[EXERCISE DIRECTIONS]: Your task is to repeat the lines below exactly, excluding any pictures they contain.

[RECORDED INFORMATION]:
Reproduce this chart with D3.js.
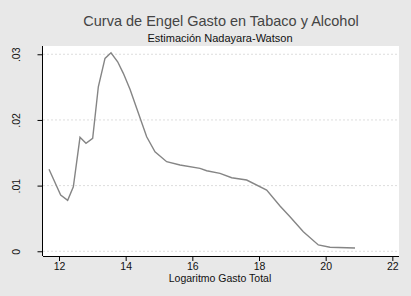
<!DOCTYPE html>
<html>
<head>
<meta charset="utf-8">
<script src="https://cdn.jsdelivr.net/npm/d3@7"></script>
<style>
  body { margin: 0; background: #e8e8e8; }
  svg { display: block; font-family: "Liberation Sans", Arial, sans-serif; }
</style>
</head>
<body>
<script>
// curve values
const logGasto = [11.70, 12.05, 12.26, 12.43, 12.63, 12.81, 13.01, 13.18, 13.38, 13.56,
                  13.76, 13.93, 14.13, 14.33, 14.63, 14.88, 15.23, 15.63, 16.23, 16.43,
                  16.83, 17.18, 17.63, 18.23, 18.63, 18.93, 19.33, 19.78, 20.13, 20.88];
const shareTabaco = [0.01248, 0.00857, 0.00776, 0.00983, 0.01735, 0.01644, 0.0172, 0.02505, 0.02937, 0.03023,
                     0.02886, 0.0271, 0.02466, 0.02177, 0.01744, 0.01516, 0.01364, 0.01313, 0.01263, 0.01227,
                     0.01187, 0.0112, 0.01085, 0.00933, 0.00690, 0.00527, 0.00298, 0.00096, 0.00061, 0.0005];
const xTicks = [12, 14, 16, 18, 20, 22];
const yTicks = [0, 0.01, 0.02, 0.03];
const yTickLabels = ["0", ".01", ".02", ".03"];

const width = 411, height = 296;
const plot = {left: 43, right: 399, top: 46, bottom: 256};

const svg = d3.select("body").append("svg").attr("width", width).attr("height", height);

svg.append("rect").attr("width", width).attr("height", height).attr("fill", "#e8e8e8");
svg.append("rect")
   .attr("x", plot.left).attr("y", plot.top)
   .attr("width", plot.right - plot.left).attr("height", plot.bottom - plot.top)
   .attr("fill", "#ffffff");

const xScale = d3.scaleLinear().domain([11.52, 22.2]).range([plot.left, plot.right]);
const yScale = d3.scaleLinear().domain([-0.00072, 0.03126]).range([plot.bottom, plot.top]);

// gridlines
svg.append("g").selectAll("line")
   .data(yTicks).enter()
   .append("line")
   .attr("x1", plot.left).attr("x2", plot.right)
   .attr("y1", d => yScale(d)).attr("y2", d => yScale(d))
   .attr("stroke", "#dddddd")
   .attr("stroke-dasharray", "2,2")
   .attr("stroke-width", 1);

// axes
const xAxis = d3.axisBottom(xScale).tickValues(xTicks).tickSize(5).tickPadding(2).tickSizeOuter(0);
const yAxis = d3.axisLeft(yScale).tickValues(yTicks).tickSize(5).tickSizeOuter(0)
                .tickFormat((d, i) => yTickLabels[i]);

const gx = svg.append("g").attr("transform", `translate(0, ${plot.bottom})`).call(xAxis);
gx.select(".domain").attr("d", `M${plot.left},0.5H${plot.right}`).attr("stroke", "#000");
gx.selectAll("text").attr("font-size", 10.5).attr("font-family", "Liberation Sans, Arial, sans-serif").attr("fill", "#111");

const gy = svg.append("g").attr("transform", `translate(${plot.left - 0.5}, 0)`).call(yAxis);
gy.select(".domain").attr("d", `M0,${plot.top}V${plot.bottom}`).attr("stroke", "#000");
gy.selectAll("text")
  .attr("font-size", 10.5).attr("font-family", "Liberation Sans, Arial, sans-serif").attr("fill", "#111")
  .attr("text-anchor", "middle")
  .attr("x", 0).attr("dy", null)
  .attr("transform", "translate(-27, 0) rotate(-90)")
  .attr("y", 4);

// curve
const lineGenerator = d3.line()
                        .x((d, i) => xScale(logGasto[i]))
                        .y((d, i) => yScale(shareTabaco[i]));
svg.append("path")
   .attr("fill", "none")
   .attr("stroke", "#858585")
   .attr("stroke-width", 1.4)
   .attr("d", lineGenerator(logGasto));

// titles
svg.append("text")
   .attr("x", 221).attr("y", 26)
   .attr("text-anchor", "middle")
   .attr("font-size", 14.5)
   .attr("fill", "#444")
   .text("Curva de Engel Gasto en Tabaco y Alcohol");
svg.append("text")
   .attr("x", 220).attr("y", 42)
   .attr("text-anchor", "middle")
   .attr("font-size", 11)
   .attr("fill", "#111")
   .text("Estimación Nadayara-Watson");
svg.append("text")
   .attr("x", 220).attr("y", 282)
   .attr("text-anchor", "middle")
   .attr("font-size", 10.5)
   .attr("fill", "#111")
   .text("Logaritmo Gasto Total");
</script>
</body>
</html>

[COMPLETED TASK]:
Reproduce this chart with D3.js.
<!DOCTYPE html>
<html>
<head>
<meta charset="utf-8">
<script src="https://cdn.jsdelivr.net/npm/d3@7"></script>
<style>
  body { margin: 0; background: #e8e8e8; }
  svg { display: block; font-family: "Liberation Sans", Arial, sans-serif; }
</style>
</head>
<body>
<script>
// curve values
const logGasto = [11.70, 12.05, 12.26, 12.43, 12.63, 12.81, 13.01, 13.18, 13.38, 13.56,
                  13.76, 13.93, 14.13, 14.33, 14.63, 14.88, 15.23, 15.63, 16.23, 16.43,
                  16.83, 17.18, 17.63, 18.23, 18.63, 18.93, 19.33, 19.78, 20.13, 20.88];
const shareTabaco = [0.01248, 0.00857, 0.00776, 0.00983, 0.01735, 0.01644, 0.0172, 0.02505, 0.02937, 0.03023,
                     0.02886, 0.0271, 0.02466, 0.02177, 0.01744, 0.01516, 0.01364, 0.01313, 0.01263, 0.01227,
                     0.01187, 0.0112, 0.01085, 0.00933, 0.00690, 0.00527, 0.00298, 0.00096, 0.00061, 0.0005];
const xTicks = [12, 14, 16, 18, 20, 22];
const yTicks = [0, 0.01, 0.02, 0.03];
const yTickLabels = ["0", ".01", ".02", ".03"];

const width = 411, height = 296;
const plot = {left: 43, right: 399, top: 46, bottom: 256};

const svg = d3.select("body").append("svg").attr("width", width).attr("height", height);

svg.append("rect").attr("width", width).attr("height", height).attr("fill", "#e8e8e8");
svg.append("rect")
   .attr("x", plot.left).attr("y", plot.top)
   .attr("width", plot.right - plot.left).attr("height", plot.bottom - plot.top)
   .attr("fill", "#ffffff");

const xScale = d3.scaleLinear().domain([11.52, 22.2]).range([plot.left, plot.right]);
const yScale = d3.scaleLinear().domain([-0.00072, 0.03126]).range([plot.bottom, plot.top]);

// gridlines
svg.append("g").selectAll("line")
   .data(yTicks).enter()
   .append("line")
   .attr("x1", plot.left).attr("x2", plot.right)
   .attr("y1", d => yScale(d)).attr("y2", d => yScale(d))
   .attr("stroke", "#dddddd")
   .attr("stroke-dasharray", "2,2")
   .attr("stroke-width", 1);

// axes
const xAxis = d3.axisBottom(xScale).tickValues(xTicks).tickSize(5).tickPadding(2).tickSizeOuter(0);
const yAxis = d3.axisLeft(yScale).tickValues(yTicks).tickSize(5).tickSizeOuter(0)
                .tickFormat((d, i) => yTickLabels[i]);

const gx = svg.append("g").attr("transform", `translate(0, ${plot.bottom})`).call(xAxis);
gx.select(".domain").attr("d", `M${plot.left},0.5H${plot.right}`).attr("stroke", "#000");
gx.selectAll("text").attr("font-size", 10.5).attr("font-family", "Liberation Sans, Arial, sans-serif").attr("fill", "#111");

const gy = svg.append("g").attr("transform", `translate(${plot.left - 0.5}, 0)`).call(yAxis);
gy.select(".domain").attr("d", `M0,${plot.top}V${plot.bottom}`).attr("stroke", "#000");
gy.selectAll("text")
  .attr("font-size", 10.5).attr("font-family", "Liberation Sans, Arial, sans-serif").attr("fill", "#111")
  .attr("text-anchor", "middle")
  .attr("x", 0).attr("dy", null)
  .attr("transform", "translate(-27, 0) rotate(-90)")
  .attr("y", 4);

// curve
const lineGenerator = d3.line()
                        .x((d, i) => xScale(logGasto[i]))
                        .y((d, i) => yScale(shareTabaco[i]));
svg.append("path")
   .attr("fill", "none")
   .attr("stroke", "#858585")
   .attr("stroke-width", 1.4)
   .attr("d", lineGenerator(logGasto));

// titles
svg.append("text")
   .attr("x", 221).attr("y", 26)
   .attr("text-anchor", "middle")
   .attr("font-size", 14.5)
   .attr("fill", "#444")
   .text("Curva de Engel Gasto en Tabaco y Alcohol");
svg.append("text")
   .attr("x", 220).attr("y", 42)
   .attr("text-anchor", "middle")
   .attr("font-size", 11)
   .attr("fill", "#111")
   .text("Estimación Nadayara-Watson");
svg.append("text")
   .attr("x", 220).attr("y", 282)
   .attr("text-anchor", "middle")
   .attr("font-size", 10.5)
   .attr("fill", "#111")
   .text("Logaritmo Gasto Total");
</script>
</body>
</html>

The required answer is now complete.